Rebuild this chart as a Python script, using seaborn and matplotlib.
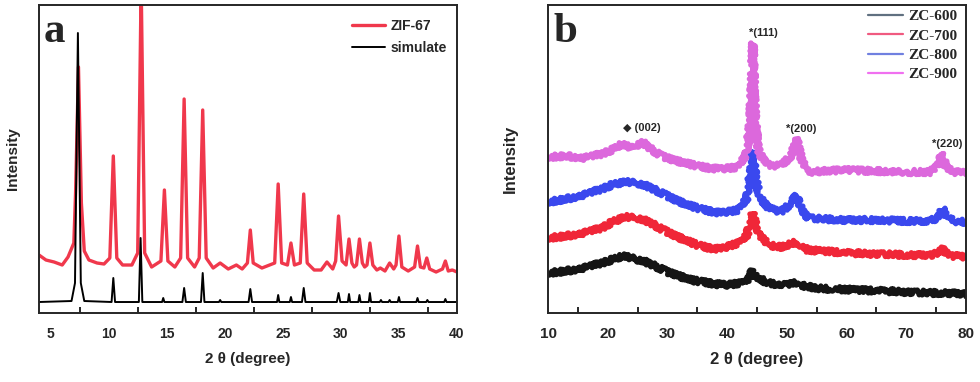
import pandas as pd
import matplotlib.pyplot as plt
import seaborn as sns
from matplotlib.ticker import MultipleLocator

sns.set_style("ticks")
plt.rcParams['font.family'] = ['Liberation Sans', 'DejaVu Sans']

# ---- panel a: ZIF-67 measured vs simulated pattern (intensity in arbitrary units)
zif_x = [4.0, 4.6, 5.3, 6.0, 6.5, 7.0, 7.15, 7.4, 7.65, 7.9, 8.3, 9.0, 9.6, 10.1, 10.4, 10.7, 11.2,
         12.0, 12.5, 12.8, 13.1, 13.7, 14.5, 14.8, 15.1, 15.7, 16.2, 16.5, 16.8, 17.4, 17.8, 18.1,
         18.4, 19.0, 19.6, 20.3, 21.0, 21.5, 21.95, 22.2, 22.45, 23.2, 24.3, 24.6, 24.9, 25.4, 25.7,
         26.0, 26.5, 26.8, 27.1, 27.7, 28.3, 28.8, 29.3, 29.55, 29.8, 30.1, 30.45, 30.7, 30.95, 31.15,
         31.35, 31.6, 31.85, 32.05, 32.25, 32.5, 32.75, 33.1, 33.4, 33.8, 34.2, 34.55, 34.75, 35.0,
         35.25, 35.8, 36.35, 36.6, 36.85, 37.15, 37.4, 37.65, 38.2, 38.75, 39.0, 39.25, 39.6, 40.0]
zif_y = [58, 53, 51, 48, 56, 70, 120, 246, 110, 62, 53, 50, 49, 55, 157, 55, 48,
         48, 60, 330, 60, 46, 52, 123, 52, 46, 55, 214, 55, 46, 55, 203,
         55, 45, 50, 44, 48, 44, 50, 83, 50, 45, 50, 129, 50, 48, 70,
         48, 50, 119, 50, 43, 43, 51, 44, 52, 97, 52, 48, 74, 50, 46,
         48, 74, 50, 46, 48, 70, 48, 43, 45, 42, 50, 44, 48, 77,
         46, 42, 46, 67, 46, 45, 55, 44, 41, 44, 52, 42, 43, 41]

sim_x = [4.0, 6.8, 7.1, 7.35, 7.6, 7.9, 10.25, 10.4, 10.55, 12.6, 12.75, 12.9, 14.6, 14.7, 14.8,
         16.35, 16.5, 16.65, 17.95, 18.1, 18.25, 19.5, 19.6, 19.7, 22.05, 22.2, 22.35, 24.5, 24.6,
         24.7, 25.6, 25.7, 25.8, 26.65, 26.8, 26.95, 29.65, 29.8, 29.95, 30.6, 30.7, 30.8, 31.5,
         31.6, 31.7, 32.4, 32.5, 32.6, 33.35, 33.45, 33.55, 34.1, 34.2, 34.3, 34.9, 35.0, 35.1,
         36.5, 36.6, 36.7, 37.35, 37.45, 37.55, 38.9, 39.0, 39.1, 40.0]
sim_y = [11, 12, 30, 280, 30, 12, 11, 35, 11, 11, 75, 11, 11, 15, 11,
         11, 25, 11, 11, 40, 11, 11, 13, 11, 11, 24, 11, 11, 18,
         11, 11, 16, 11, 11, 25, 11, 11, 20, 11, 11, 19, 11, 11,
         18, 11, 11, 20, 11, 11, 13, 11, 11, 13, 11, 11, 16, 11,
         11, 15, 11, 11, 13, 11, 11, 14, 11, 11]

# ---- panel b: carbonised samples
zc600_x = [10, 13, 16, 19, 21, 22.5, 24, 26, 28, 30, 32, 34, 36, 38, 40, 42, 43.5, 44.3, 45, 46.5,
           48, 50, 51.5, 53, 55, 58, 62, 66, 70, 74, 77, 80]
zc600_y = [40, 42, 45, 50, 54, 57, 55, 52, 47, 41, 37, 33, 31, 29, 28, 30, 34, 43, 36, 31,
           29, 28, 30, 27, 25, 24, 23, 22, 21, 20, 20, 19]

zc700_x = [10, 13, 16, 19, 21, 23, 25, 27, 29, 31, 33, 35, 37, 39, 41.7, 43.3, 44.3, 45.3, 47, 49,
           51.5, 53.5, 56, 60, 65, 70, 74, 75.5, 76.1, 76.7, 78, 80]
zc700_y = [75, 77, 80, 85, 92, 96, 95, 91, 84, 78, 73, 68, 65, 64, 70, 78, 100, 78, 68, 66,
           71, 63, 62, 60, 59, 58, 58, 60, 65, 60, 57, 56]

zc800_x = [10, 13, 16, 19, 21, 23, 25, 27, 29, 31, 33, 35, 37, 39, 41.7, 43.3, 43.9, 44.3, 44.8,
           45.5, 47, 49, 50.8, 51.5, 52.3, 53.5, 56, 60, 65, 70, 74, 75.5, 76.1, 76.7, 78, 80]
zc800_y = [111, 114, 118, 124, 129, 131, 130, 126, 120, 114, 109, 105, 102, 100, 103, 115, 140, 161, 135,
           115, 105, 101, 110, 118, 106, 95, 94, 93, 93, 92, 92, 96, 105, 96, 92, 91]

zc900_x = [10, 13, 16, 19, 21, 22.3, 24, 25.8, 27.5, 29, 31, 33, 35, 37, 39, 41.7, 43.3, 43.9, 44.3,
           44.7, 45.3, 47, 49, 50.8, 51.6, 52.4, 53.5, 56, 60, 65, 70, 74, 75.4, 76.0, 76.6, 78, 80]
zc900_y = [156, 157, 155, 159, 164, 169, 165, 171, 163, 157, 153, 150, 147, 145, 144, 146, 160, 200, 270,
           195, 160, 148, 147, 158, 175, 155, 141, 142, 143, 142, 141, 141, 148, 160, 146, 141, 140]

peak_labels = ["\u25c6 (002)", "*(111)", "*(200)", "*(220)"]
peak_label_x = [25.7, 46.0, 52.4, 76.8]
peak_label_y = [185, 280, 184, 169]

df_a = pd.concat([
    pd.DataFrame({"2theta": zif_x, "intensity": zif_y, "sample": "ZIF-67"}),
    pd.DataFrame({"2theta": sim_x, "intensity": sim_y, "sample": "simulate"}),
])
df_b = pd.concat([
    pd.DataFrame({"2theta": zc600_x, "intensity": zc600_y, "sample": "ZC-600"}),
    pd.DataFrame({"2theta": zc700_x, "intensity": zc700_y, "sample": "ZC-700"}),
    pd.DataFrame({"2theta": zc800_x, "intensity": zc800_y, "sample": "ZC-800"}),
    pd.DataFrame({"2theta": zc900_x, "intensity": zc900_y, "sample": "ZC-900"}),
])

fig = plt.figure(figsize=(9.8, 3.82), dpi=100)
ax1 = fig.add_axes([0.0398, 0.1806, 0.4265, 0.8063])
ax2 = fig.add_axes([0.5592, 0.1806, 0.4265, 0.8063])

sns.lineplot(data=df_a, x="2theta", y="intensity", hue="sample", size="sample",
             palette={"ZIF-67": "#f0384c", "simulate": "#000000"},
             sizes={"ZIF-67": 2.4, "simulate": 1.4},
             estimator=None, sort=False, ax=ax1)
sns.lineplot(data=df_b, x="2theta", y="intensity", hue="sample",
             palette={"ZC-600": "#151515", "ZC-700": "#f02638", "ZC-800": "#3a48ee", "ZC-900": "#dc68dc"},
             estimator=None, sort=False, linewidth=3.8, ax=ax2)

# measured patterns look noisy: roughen the drawn stroke (style only, data unchanged)
for ln in ax2.lines[:4]:
    ln.set_sketch_params(scale=2.6, length=2.0, randomness=3)

for ax, xlim, minor, tfs, lfs, lpad in [(ax1, (4, 40), 2.5, 10, 11, 14), (ax2, (10, 80), 5, 11, 12, 22)]:
    ax.set_xlim(*xlim)
    ax.set_ylim(0, 308)
    ax.set_yticks([])
    ax.xaxis.set_minor_locator(MultipleLocator(minor))
    ax.tick_params(axis="x", which="major", length=0, pad=10, labelsize=tfs)
    ax.tick_params(axis="x", which="minor", direction="in", length=4, width=1.4)
    for s in ax.spines.values():
        s.set_visible(True)
        s.set_linewidth(1.4)
    ax.set_xlabel("2 \u03b8 (degree)", fontsize=lfs, fontweight="bold", labelpad=8)
    ax.set_ylabel("Intensity", fontsize=lfs, fontweight="bold", labelpad=lpad)

ax1.set_xticks([5, 10, 15, 20, 25, 30, 35, 40])
ax2.set_xticks([10, 20, 30, 40, 50, 60, 70, 80])
ax1.xaxis.set_minor_locator(MultipleLocator(2.5))
for lbl in ax1.get_xticklabels() + ax2.get_xticklabels():
    lbl.set_fontweight("bold")

leg1 = ax1.legend(loc="upper left", bbox_to_anchor=(0.749, 0.955), frameon=False,
                  prop={"weight": "bold", "size": 10}, handlelength=2.4,
                  handletextpad=0.36, labelspacing=0.58, borderpad=0, borderaxespad=0)
leg2 = ax2.legend(loc="upper left", bbox_to_anchor=(0.766, 0.985), frameon=False,
                  prop={"family": "Liberation Serif", "weight": "bold", "size": 11},
                  handlelength=2.3, handletextpad=0.33, labelspacing=0.37,
                  borderpad=0, borderaxespad=0)
for line, c in zip(leg2.get_lines(), ["#607080", "#f05a80", "#7080e0", "#f070f0"]):
    line.set_color(c)
    line.set_linewidth(1.6)
    line.set_sketch_params(None)

for txt, x, y in zip(peak_labels, peak_label_x, peak_label_y):
    ax2.text(x, y, txt, ha="center", va="center", fontsize=8, fontweight="bold",
             family=["Liberation Sans", "DejaVu Sans"])

ax1.text(0.01, 0.88, "a", transform=ax1.transAxes, fontsize=31, fontweight="bold",
         family="Liberation Serif", va="baseline", ha="left")
ax2.text(0.012, 0.88, "b", transform=ax2.transAxes, fontsize=31, fontweight="bold",
         family="Liberation Serif", va="baseline", ha="left")

plt.savefig("out.png", dpi=100)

Work to be completed >>
Leave out the pictures and repeat exactly the lines from the start of the material through the line that contains "11, 15, 11, 11, 13, 11, 11, 14, 11, 11]", both included.

Answer to the problem >>
Rebuild this chart as a Python script, using seaborn and matplotlib.
import pandas as pd
import matplotlib.pyplot as plt
import seaborn as sns
from matplotlib.ticker import MultipleLocator

sns.set_style("ticks")
plt.rcParams['font.family'] = ['Liberation Sans', 'DejaVu Sans']

# ---- panel a: ZIF-67 measured vs simulated pattern (intensity in arbitrary units)
zif_x = [4.0, 4.6, 5.3, 6.0, 6.5, 7.0, 7.15, 7.4, 7.65, 7.9, 8.3, 9.0, 9.6, 10.1, 10.4, 10.7, 11.2,
         12.0, 12.5, 12.8, 13.1, 13.7, 14.5, 14.8, 15.1, 15.7, 16.2, 16.5, 16.8, 17.4, 17.8, 18.1,
         18.4, 19.0, 19.6, 20.3, 21.0, 21.5, 21.95, 22.2, 22.45, 23.2, 24.3, 24.6, 24.9, 25.4, 25.7,
         26.0, 26.5, 26.8, 27.1, 27.7, 28.3, 28.8, 29.3, 29.55, 29.8, 30.1, 30.45, 30.7, 30.95, 31.15,
         31.35, 31.6, 31.85, 32.05, 32.25, 32.5, 32.75, 33.1, 33.4, 33.8, 34.2, 34.55, 34.75, 35.0,
         35.25, 35.8, 36.35, 36.6, 36.85, 37.15, 37.4, 37.65, 38.2, 38.75, 39.0, 39.25, 39.6, 40.0]
zif_y = [58, 53, 51, 48, 56, 70, 120, 246, 110, 62, 53, 50, 49, 55, 157, 55, 48,
         48, 60, 330, 60, 46, 52, 123, 52, 46, 55, 214, 55, 46, 55, 203,
         55, 45, 50, 44, 48, 44, 50, 83, 50, 45, 50, 129, 50, 48, 70,
         48, 50, 119, 50, 43, 43, 51, 44, 52, 97, 52, 48, 74, 50, 46,
         48, 74, 50, 46, 48, 70, 48, 43, 45, 42, 50, 44, 48, 77,
         46, 42, 46, 67, 46, 45, 55, 44, 41, 44, 52, 42, 43, 41]

sim_x = [4.0, 6.8, 7.1, 7.35, 7.6, 7.9, 10.25, 10.4, 10.55, 12.6, 12.75, 12.9, 14.6, 14.7, 14.8,
         16.35, 16.5, 16.65, 17.95, 18.1, 18.25, 19.5, 19.6, 19.7, 22.05, 22.2, 22.35, 24.5, 24.6,
         24.7, 25.6, 25.7, 25.8, 26.65, 26.8, 26.95, 29.65, 29.8, 29.95, 30.6, 30.7, 30.8, 31.5,
         31.6, 31.7, 32.4, 32.5, 32.6, 33.35, 33.45, 33.55, 34.1, 34.2, 34.3, 34.9, 35.0, 35.1,
         36.5, 36.6, 36.7, 37.35, 37.45, 37.55, 38.9, 39.0, 39.1, 40.0]
sim_y = [11, 12, 30, 280, 30, 12, 11, 35, 11, 11, 75, 11, 11, 15, 11,
         11, 25, 11, 11, 40, 11, 11, 13, 11, 11, 24, 11, 11, 18,
         11, 11, 16, 11, 11, 25, 11, 11, 20, 11, 11, 19, 11, 11,
         18, 11, 11, 20, 11, 11, 13, 11, 11, 13, 11, 11, 16, 11,
         11, 15, 11, 11, 13, 11, 11, 14, 11, 11]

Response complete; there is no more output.